量産と同じ樹脂でインジェクション成型試作を行う目的で、3Dプリンタを使って簡易型を作った事例
量産と同じ樹脂でインジェクション成型試作を行う目的で、3Dプリンタを使って簡易型を作った事例。ストラタシスのブースにて(クリックで拡大)

 ほんの数年前には、表現は悪いが「3Dデータを出すなら作ってやるよ」という対応の展示ブースもあった(昔ながらのモデル屋さん、試作屋さんという感じ)。それが年を経るごとに「3Dデータ作りも、やらないことはない」という対応の企業が少しずつ増えてきたなと思ったら、今回は「3Dデータを作る部分だけでもOK、2Dの図面からならこうこう、デザインモデルを測定した場合はスキャンのみならこうこう、CADデータまで作る場合はこうこう」とレスポンスよく提供サービスの概要を聞くシーンが増えた。

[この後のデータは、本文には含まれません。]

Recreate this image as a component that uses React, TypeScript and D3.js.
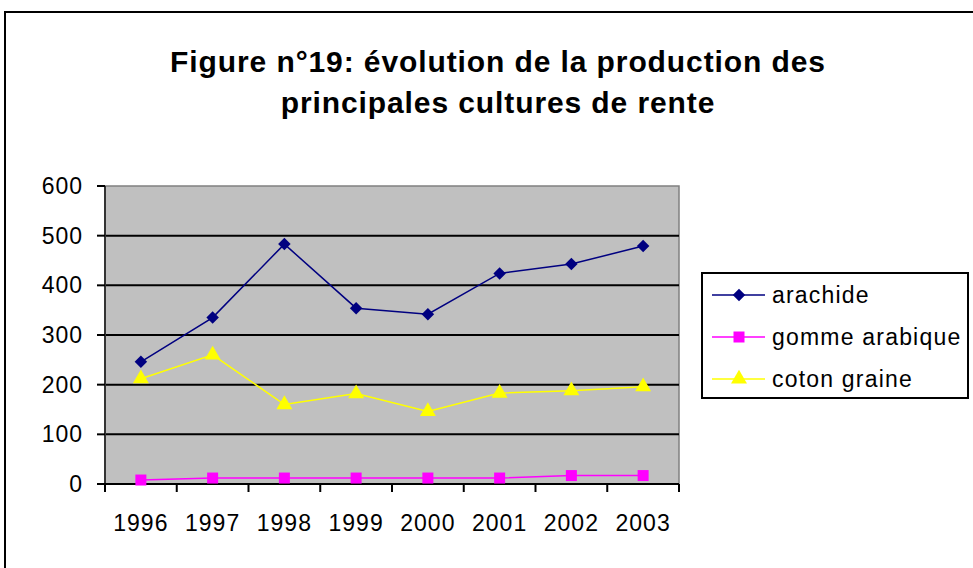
import React from 'react';
import * as d3 from 'd3';

const years = ['1996', '1997', '1998', '1999', '2000', '2001', '2002', '2003'];
const arachide = [246, 335, 483, 354, 342, 424, 443, 479];
const gomme = [8, 12, 12, 12, 12, 12, 17, 17];
const coton = [212, 260, 160, 182, 146, 183, 188, 196];
const yTicks = [0, 100, 200, 300, 400, 500, 600];

const series = [
  { name: 'arachide', values: arachide, color: '#000080', marker: 'diamond' },
  { name: 'gomme arabique', values: gomme, color: '#FF00FF', marker: 'square' },
  { name: 'coton graine', values: coton, color: '#FFFF00', marker: 'triangle' },
];

const font = '"Liberation Sans", Arial, sans-serif';

const App = () => {
  const left = 105;
  const right = 679;
  const top = 186;
  const bottom = 484;

  const x = d3.scaleBand().domain(years).range([left, right]);
  const y = d3.scaleLinear().domain([0, 600]).range([bottom, top]);
  const line = d3
    .line<number>()
    .x((d, i) => x(years[i])! + x.bandwidth() / 2)
    .y((d) => y(d));

  // diamond = square turned by 45deg (excel style, not d3's tall diamond)
  const symbolFor = (m: string) => {
    if (m === 'diamond') return d3.symbol(d3.symbolSquare, 78)();
    if (m === 'square') return d3.symbol(d3.symbolSquare, 121)();
    return d3.symbol(d3.symbolTriangle, 110)();
  };
  const rot = (m: string) => (m === 'diamond' ? ' rotate(45)' : '');

  const legendX = 702;
  const legendY = 273;
  const rowGap = 42;

  return (
    <svg
      width={973}
      height={568}
      style={{ position: 'absolute', left: 0, top: 0, background: '#fff' }}
    >
      {/* outer chart border */}
      <rect x={5} y={12} width={990} height={600} fill="#fff" stroke="#000" strokeWidth={2} />

      <text x={498} y={72} textAnchor="middle" fontFamily={font} fontWeight="bold" fontSize={30} letterSpacing={0.9} fill="#000">
        Figure n°19: évolution de la production des
      </text>
      <text x={498} y={113} textAnchor="middle" fontFamily={font} fontWeight="bold" fontSize={30} letterSpacing={0.9} fill="#000">
        principales cultures de rente
      </text>

      {/* plot area */}
      <rect x={left} y={top} width={right - left} height={bottom - top} fill="#C0C0C0" stroke="#808080" strokeWidth={1.5} />
      {yTicks.filter((t) => t > 0 && t < 600).map((t) => (
        <line key={t} x1={left} x2={right} y1={y(t)} y2={y(t)} stroke="#000" strokeWidth={2} />
      ))}

      {/* y axis */}
      <line x1={left} x2={left} y1={top} y2={bottom} stroke="#333" strokeWidth={2} />
      {yTicks.map((t) => (
        <g key={t}>
          <line x1={left - 8} x2={left} y1={y(t)} y2={y(t)} stroke="#000" strokeWidth={2} />
          <text x={83} y={y(t) + 8} textAnchor="end" fontFamily={font} fontSize={23} letterSpacing={1} fill="#000">
            {t}
          </text>
        </g>
      ))}

      {/* x axis */}
      <line x1={left} x2={right} y1={bottom} y2={bottom} stroke="#000" strokeWidth={2} />
      {[...years.map((yr) => x(yr)!), right].map((px, i) => (
        <line key={i} x1={px} x2={px} y1={bottom} y2={bottom + 8} stroke="#000" strokeWidth={2} />
      ))}
      {years.map((yr) => (
        <text key={yr} x={x(yr)! + x.bandwidth() / 2} y={531} textAnchor="middle" fontFamily={font} fontSize={23} letterSpacing={1} fill="#000">
          {yr}
        </text>
      ))}

      {/* series */}
      {series.map((s) => (
        <g key={s.name}>
          <path d={line(s.values)!} fill="none" stroke={s.color} strokeWidth={1.5} />
          {s.values.map((v, i) => (
            <path
              key={i}
              d={symbolFor(s.marker)!}
              transform={`translate(${x(years[i])! + x.bandwidth() / 2},${y(v)})${rot(s.marker)}`}
              fill={s.color}
            />
          ))}
        </g>
      ))}

      {/* legend */}
      <rect x={legendX} y={legendY} width={266} height={125} fill="#fff" stroke="#000" strokeWidth={2} />
      {series.map((s, i) => {
        const cy = legendY + 22 + i * rowGap;
        return (
          <g key={s.name}>
            <line x1={712} x2={765} y1={cy} y2={cy} stroke={s.color} strokeWidth={1.5} />
            <path d={symbolFor(s.marker)!} transform={`translate(739,${cy})${rot(s.marker)}`} fill={s.color} />
            <text x={772} y={cy + 8} fontFamily={font} fontSize={23} letterSpacing={1.2} fill="#000">
              {s.name}
            </text>
          </g>
        );
      })}
    </svg>
  );
};

export default App;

 DMSの展示ゾーン分けの名称にこそ従来通りの「ラピッドプロトタイピング」という表現は残るものの、出展各社のプレゼンテーションの中身は「ラピッドプロトタイピング」一色ではなくなってきている。2大3Dプリンタメーカーを例にとると、ストラタシスのブースでは展示しているモノは3Dプリンタながら、プレゼンテーションの中身はプロトタイピング事例のみならず生産寄りのテーマも含まれていた。他方の3Dシステムズのブースで配布されたカタログには、プロトタイプや試作の文字はなく、「FUTURE」とか「創造」といった未来のモノづくりを訴求する言葉が踊る。

3Dシステムズ社のパンフレットには「プロトタイプ」の表現はなく、代わりに「スイートな3Dプリンター」といったキャッチコピーが踊る
3Dシステムズ社のパンフレットには「プロトタイプ」の表現はなく、代わりに「スイートな3Dプリンター」といったキャッチコピーが踊る(クリックで拡大)

 個人的には、3Dシステムズの陶器が作れる3Dプリンター、「Cerajet」に興味を引かれた。もちろんいきなり陶器がプリントされるわけではなく、できてくるのはセラミックオブジェクトだ。これに釉薬を掛け、窯で焼いて製品にする。陶芸はハイエンドがある市場でもあるので、3Dプリンタを使用したアーティスティックな製品づくりというのは、親和性が意外とあるかもしれない。

「Cerajet」の造形サンプル
「Cerajet」の造形サンプル(クリックで拡大)

 その他のブースでも試作と少量生産の境目がゆるやかになっている印象が以前よりは強い。

 こういった様子は、3Dプリンタという言葉から連想されるイメージの広がりが、ラピッドプロトタイピングという言葉を越えた様にも見える。われわれは思った以上に言葉が持つイメージに引きずられやすい生き物だ。光造形技術と同時に生まれたラピッドプロトタイピングは、製品開発フェーズに大きな役割を果たしたが、同時にツールとしての用途を限定してしまった感もある。技術や性能はどんどん進化して、積層造型機自体は必ずしも「プロトタイピング」に用途を限定しなくてもいいものも出てきているにも関わらず。

 低価格のFDM方式の造型機の登場に、メイカーズや3Dプリンタという言葉が一般のメディアなどによって広がる状況が結びついて、プロトタイピングの枠が外れてきたというのもあるだろう。メイカーズの市場はどれほど伸びていくものなのかは読めないが、商品開発における初期アイデア段階や教育の場などでのコミュニケーションツールという用途も考えると、オフィスに置けるサイズの3Dプリンタの役割はまだ広がりそうだ。個人的には、手早くコミュニケーションツールとしての立体物を作るツールとしては、切削加工機も選択肢が充実してくればいいのにと思うが、こちらは音や削りカスのことを考えるとあまり市場性はないのかもしれない。